[SOURCE MATERIAL]:
##############################
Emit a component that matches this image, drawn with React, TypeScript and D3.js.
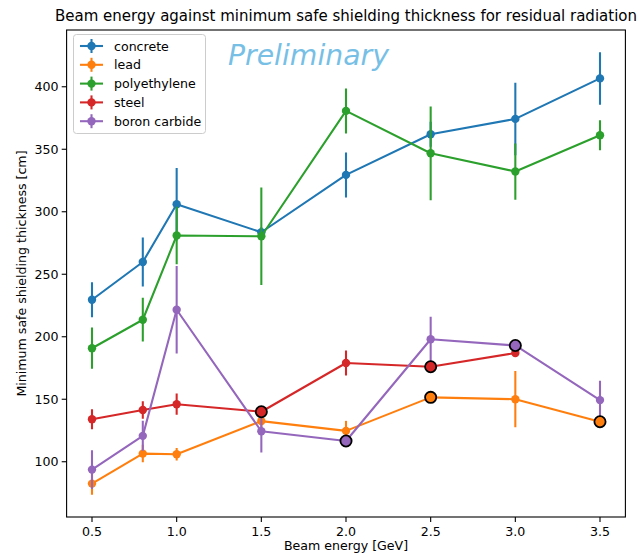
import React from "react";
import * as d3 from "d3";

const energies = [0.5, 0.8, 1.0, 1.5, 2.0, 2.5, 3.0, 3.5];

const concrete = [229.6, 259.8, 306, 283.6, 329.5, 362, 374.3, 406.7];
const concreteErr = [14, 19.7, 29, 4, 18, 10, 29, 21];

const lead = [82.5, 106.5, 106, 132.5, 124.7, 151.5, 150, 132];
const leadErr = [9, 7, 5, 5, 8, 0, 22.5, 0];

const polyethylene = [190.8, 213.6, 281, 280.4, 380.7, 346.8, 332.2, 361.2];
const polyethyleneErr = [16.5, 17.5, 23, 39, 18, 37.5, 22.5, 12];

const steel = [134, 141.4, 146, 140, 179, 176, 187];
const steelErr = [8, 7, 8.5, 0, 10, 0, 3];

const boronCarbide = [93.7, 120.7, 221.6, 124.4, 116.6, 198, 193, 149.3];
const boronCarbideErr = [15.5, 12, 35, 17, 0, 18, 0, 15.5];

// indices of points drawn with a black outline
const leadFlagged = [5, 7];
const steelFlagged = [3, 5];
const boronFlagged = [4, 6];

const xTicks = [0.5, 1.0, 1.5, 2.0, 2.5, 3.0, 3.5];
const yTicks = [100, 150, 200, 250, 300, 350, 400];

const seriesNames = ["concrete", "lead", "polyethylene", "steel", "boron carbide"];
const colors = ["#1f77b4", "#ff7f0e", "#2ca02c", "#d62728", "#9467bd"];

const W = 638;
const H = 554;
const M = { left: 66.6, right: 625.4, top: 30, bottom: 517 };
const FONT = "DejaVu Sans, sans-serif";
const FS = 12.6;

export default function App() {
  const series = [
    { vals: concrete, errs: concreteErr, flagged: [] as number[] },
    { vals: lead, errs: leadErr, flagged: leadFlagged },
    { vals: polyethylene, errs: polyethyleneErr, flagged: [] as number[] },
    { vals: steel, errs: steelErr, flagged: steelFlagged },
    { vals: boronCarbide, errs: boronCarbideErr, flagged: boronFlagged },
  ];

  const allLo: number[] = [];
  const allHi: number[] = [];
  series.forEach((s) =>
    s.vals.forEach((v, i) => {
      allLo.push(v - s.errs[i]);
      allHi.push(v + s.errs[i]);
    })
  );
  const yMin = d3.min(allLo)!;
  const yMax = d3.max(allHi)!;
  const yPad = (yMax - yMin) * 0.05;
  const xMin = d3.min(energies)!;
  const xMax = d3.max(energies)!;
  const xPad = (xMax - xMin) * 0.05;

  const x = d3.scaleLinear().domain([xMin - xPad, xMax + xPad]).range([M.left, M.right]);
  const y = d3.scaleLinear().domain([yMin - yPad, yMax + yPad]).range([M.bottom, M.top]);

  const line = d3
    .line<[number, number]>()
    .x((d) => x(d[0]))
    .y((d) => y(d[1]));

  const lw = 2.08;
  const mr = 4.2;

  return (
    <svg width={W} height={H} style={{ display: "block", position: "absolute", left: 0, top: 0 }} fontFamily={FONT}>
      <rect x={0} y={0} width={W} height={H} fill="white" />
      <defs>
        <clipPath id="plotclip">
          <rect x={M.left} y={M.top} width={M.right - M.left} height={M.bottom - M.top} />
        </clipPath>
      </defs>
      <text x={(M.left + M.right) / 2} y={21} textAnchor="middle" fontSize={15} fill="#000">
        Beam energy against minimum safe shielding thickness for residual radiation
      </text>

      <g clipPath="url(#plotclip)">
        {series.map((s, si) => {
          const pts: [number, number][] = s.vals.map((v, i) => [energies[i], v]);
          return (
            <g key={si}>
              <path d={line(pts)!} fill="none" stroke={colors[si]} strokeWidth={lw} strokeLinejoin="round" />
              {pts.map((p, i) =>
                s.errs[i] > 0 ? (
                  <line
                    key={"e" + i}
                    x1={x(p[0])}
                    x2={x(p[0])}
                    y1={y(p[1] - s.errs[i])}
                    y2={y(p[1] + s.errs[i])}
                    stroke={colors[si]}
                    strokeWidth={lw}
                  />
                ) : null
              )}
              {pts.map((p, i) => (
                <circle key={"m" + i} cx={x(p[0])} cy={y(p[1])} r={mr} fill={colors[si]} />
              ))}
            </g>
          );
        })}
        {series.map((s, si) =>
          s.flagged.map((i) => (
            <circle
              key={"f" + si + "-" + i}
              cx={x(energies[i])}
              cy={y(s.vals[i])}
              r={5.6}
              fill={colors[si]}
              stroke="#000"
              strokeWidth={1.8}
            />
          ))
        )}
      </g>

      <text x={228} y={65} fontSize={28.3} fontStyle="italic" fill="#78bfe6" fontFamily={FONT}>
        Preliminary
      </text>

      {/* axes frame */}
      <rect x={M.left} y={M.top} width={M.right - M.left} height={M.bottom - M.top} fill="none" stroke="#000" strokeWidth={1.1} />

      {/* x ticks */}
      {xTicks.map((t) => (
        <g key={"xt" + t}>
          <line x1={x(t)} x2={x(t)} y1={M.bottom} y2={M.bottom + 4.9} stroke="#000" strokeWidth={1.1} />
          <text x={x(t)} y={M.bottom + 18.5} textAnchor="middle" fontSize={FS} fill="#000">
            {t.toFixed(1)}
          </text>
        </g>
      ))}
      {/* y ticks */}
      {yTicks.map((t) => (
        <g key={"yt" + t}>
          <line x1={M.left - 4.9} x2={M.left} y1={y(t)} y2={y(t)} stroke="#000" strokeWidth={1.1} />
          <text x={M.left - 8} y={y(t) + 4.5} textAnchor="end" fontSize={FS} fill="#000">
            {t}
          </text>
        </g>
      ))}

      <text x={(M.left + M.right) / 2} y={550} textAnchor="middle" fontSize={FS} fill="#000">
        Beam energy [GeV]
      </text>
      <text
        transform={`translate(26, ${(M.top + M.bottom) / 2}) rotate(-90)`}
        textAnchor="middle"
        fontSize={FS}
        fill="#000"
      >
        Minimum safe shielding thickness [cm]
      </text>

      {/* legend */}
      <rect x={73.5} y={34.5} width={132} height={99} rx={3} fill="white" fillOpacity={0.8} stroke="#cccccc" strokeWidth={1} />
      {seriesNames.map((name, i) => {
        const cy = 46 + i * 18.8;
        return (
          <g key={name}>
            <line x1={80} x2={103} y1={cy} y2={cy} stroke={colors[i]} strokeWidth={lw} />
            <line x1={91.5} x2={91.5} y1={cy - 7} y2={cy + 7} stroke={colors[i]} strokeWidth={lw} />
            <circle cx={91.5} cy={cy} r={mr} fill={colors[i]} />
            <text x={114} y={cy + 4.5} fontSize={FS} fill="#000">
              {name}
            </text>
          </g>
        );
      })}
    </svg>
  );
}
##############################
[PROBLEM STATEMENT]: Quote the material in full and exactly; do not carry over its pictures.

[WORKED SOLUTION]:
Emit a component that matches this image, drawn with React, TypeScript and D3.js.
import React from "react";
import * as d3 from "d3";

const energies = [0.5, 0.8, 1.0, 1.5, 2.0, 2.5, 3.0, 3.5];

const concrete = [229.6, 259.8, 306, 283.6, 329.5, 362, 374.3, 406.7];
const concreteErr = [14, 19.7, 29, 4, 18, 10, 29, 21];

const lead = [82.5, 106.5, 106, 132.5, 124.7, 151.5, 150, 132];
const leadErr = [9, 7, 5, 5, 8, 0, 22.5, 0];

const polyethylene = [190.8, 213.6, 281, 280.4, 380.7, 346.8, 332.2, 361.2];
const polyethyleneErr = [16.5, 17.5, 23, 39, 18, 37.5, 22.5, 12];

const steel = [134, 141.4, 146, 140, 179, 176, 187];
const steelErr = [8, 7, 8.5, 0, 10, 0, 3];

const boronCarbide = [93.7, 120.7, 221.6, 124.4, 116.6, 198, 193, 149.3];
const boronCarbideErr = [15.5, 12, 35, 17, 0, 18, 0, 15.5];

// indices of points drawn with a black outline
const leadFlagged = [5, 7];
const steelFlagged = [3, 5];
const boronFlagged = [4, 6];

const xTicks = [0.5, 1.0, 1.5, 2.0, 2.5, 3.0, 3.5];
const yTicks = [100, 150, 200, 250, 300, 350, 400];

const seriesNames = ["concrete", "lead", "polyethylene", "steel", "boron carbide"];
const colors = ["#1f77b4", "#ff7f0e", "#2ca02c", "#d62728", "#9467bd"];

const W = 638;
const H = 554;
const M = { left: 66.6, right: 625.4, top: 30, bottom: 517 };
const FONT = "DejaVu Sans, sans-serif";
const FS = 12.6;

export default function App() {
  const series = [
    { vals: concrete, errs: concreteErr, flagged: [] as number[] },
    { vals: lead, errs: leadErr, flagged: leadFlagged },
    { vals: polyethylene, errs: polyethyleneErr, flagged: [] as number[] },
    { vals: steel, errs: steelErr, flagged: steelFlagged },
    { vals: boronCarbide, errs: boronCarbideErr, flagged: boronFlagged },
  ];

  const allLo: number[] = [];
  const allHi: number[] = [];
  series.forEach((s) =>
    s.vals.forEach((v, i) => {
      allLo.push(v - s.errs[i]);
      allHi.push(v + s.errs[i]);
    })
  );
  const yMin = d3.min(allLo)!;
  const yMax = d3.max(allHi)!;
  const yPad = (yMax - yMin) * 0.05;
  const xMin = d3.min(energies)!;
  const xMax = d3.max(energies)!;
  const xPad = (xMax - xMin) * 0.05;

  const x = d3.scaleLinear().domain([xMin - xPad, xMax + xPad]).range([M.left, M.right]);
  const y = d3.scaleLinear().domain([yMin - yPad, yMax + yPad]).range([M.bottom, M.top]);

  const line = d3
    .line<[number, number]>()
    .x((d) => x(d[0]))
    .y((d) => y(d[1]));

  const lw = 2.08;
  const mr = 4.2;

  return (
    <svg width={W} height={H} style={{ display: "block", position: "absolute", left: 0, top: 0 }} fontFamily={FONT}>
      <rect x={0} y={0} width={W} height={H} fill="white" />
      <defs>
        <clipPath id="plotclip">
          <rect x={M.left} y={M.top} width={M.right - M.left} height={M.bottom - M.top} />
        </clipPath>
      </defs>
      <text x={(M.left + M.right) / 2} y={21} textAnchor="middle" fontSize={15} fill="#000">
        Beam energy against minimum safe shielding thickness for residual radiation
      </text>

      <g clipPath="url(#plotclip)">
        {series.map((s, si) => {
          const pts: [number, number][] = s.vals.map((v, i) => [energies[i], v]);
          return (
            <g key={si}>
              <path d={line(pts)!} fill="none" stroke={colors[si]} strokeWidth={lw} strokeLinejoin="round" />
              {pts.map((p, i) =>
                s.errs[i] > 0 ? (
                  <line
                    key={"e" + i}
                    x1={x(p[0])}
                    x2={x(p[0])}
                    y1={y(p[1] - s.errs[i])}
                    y2={y(p[1] + s.errs[i])}
                    stroke={colors[si]}
                    strokeWidth={lw}
                  />
                ) : null
              )}
              {pts.map((p, i) => (
                <circle key={"m" + i} cx={x(p[0])} cy={y(p[1])} r={mr} fill={colors[si]} />
              ))}
            </g>
          );
        })}
        {series.map((s, si) =>
          s.flagged.map((i) => (
            <circle
              key={"f" + si + "-" + i}
              cx={x(energies[i])}
              cy={y(s.vals[i])}
              r={5.6}
              fill={colors[si]}
              stroke="#000"
              strokeWidth={1.8}
            />
          ))
        )}
      </g>

      <text x={228} y={65} fontSize={28.3} fontStyle="italic" fill="#78bfe6" fontFamily={FONT}>
        Preliminary
      </text>

      {/* axes frame */}
      <rect x={M.left} y={M.top} width={M.right - M.left} height={M.bottom - M.top} fill="none" stroke="#000" strokeWidth={1.1} />

      {/* x ticks */}
      {xTicks.map((t) => (
        <g key={"xt" + t}>
          <line x1={x(t)} x2={x(t)} y1={M.bottom} y2={M.bottom + 4.9} stroke="#000" strokeWidth={1.1} />
          <text x={x(t)} y={M.bottom + 18.5} textAnchor="middle" fontSize={FS} fill="#000">
            {t.toFixed(1)}
          </text>
        </g>
      ))}
      {/* y ticks */}
      {yTicks.map((t) => (
        <g key={"yt" + t}>
          <line x1={M.left - 4.9} x2={M.left} y1={y(t)} y2={y(t)} stroke="#000" strokeWidth={1.1} />
          <text x={M.left - 8} y={y(t) + 4.5} textAnchor="end" fontSize={FS} fill="#000">
            {t}
          </text>
        </g>
      ))}

      <text x={(M.left + M.right) / 2} y={550} textAnchor="middle" fontSize={FS} fill="#000">
        Beam energy [GeV]
      </text>
      <text
        transform={`translate(26, ${(M.top + M.bottom) / 2}) rotate(-90)`}
        textAnchor="middle"
        fontSize={FS}
        fill="#000"
      >
        Minimum safe shielding thickness [cm]
      </text>

      {/* legend */}
      <rect x={73.5} y={34.5} width={132} height={99} rx={3} fill="white" fillOpacity={0.8} stroke="#cccccc" strokeWidth={1} />
      {seriesNames.map((name, i) => {
        const cy = 46 + i * 18.8;
        return (
          <g key={name}>
            <line x1={80} x2={103} y1={cy} y2={cy} stroke={colors[i]} strokeWidth={lw} />
            <line x1={91.5} x2={91.5} y1={cy - 7} y2={cy + 7} stroke={colors[i]} strokeWidth={lw} />
            <circle cx={91.5} cy={cy} r={mr} fill={colors[i]} />
            <text x={114} y={cy + 4.5} fontSize={FS} fill="#000">
              {name}
            </text>
          </g>
        );
      })}
    </svg>
  );
}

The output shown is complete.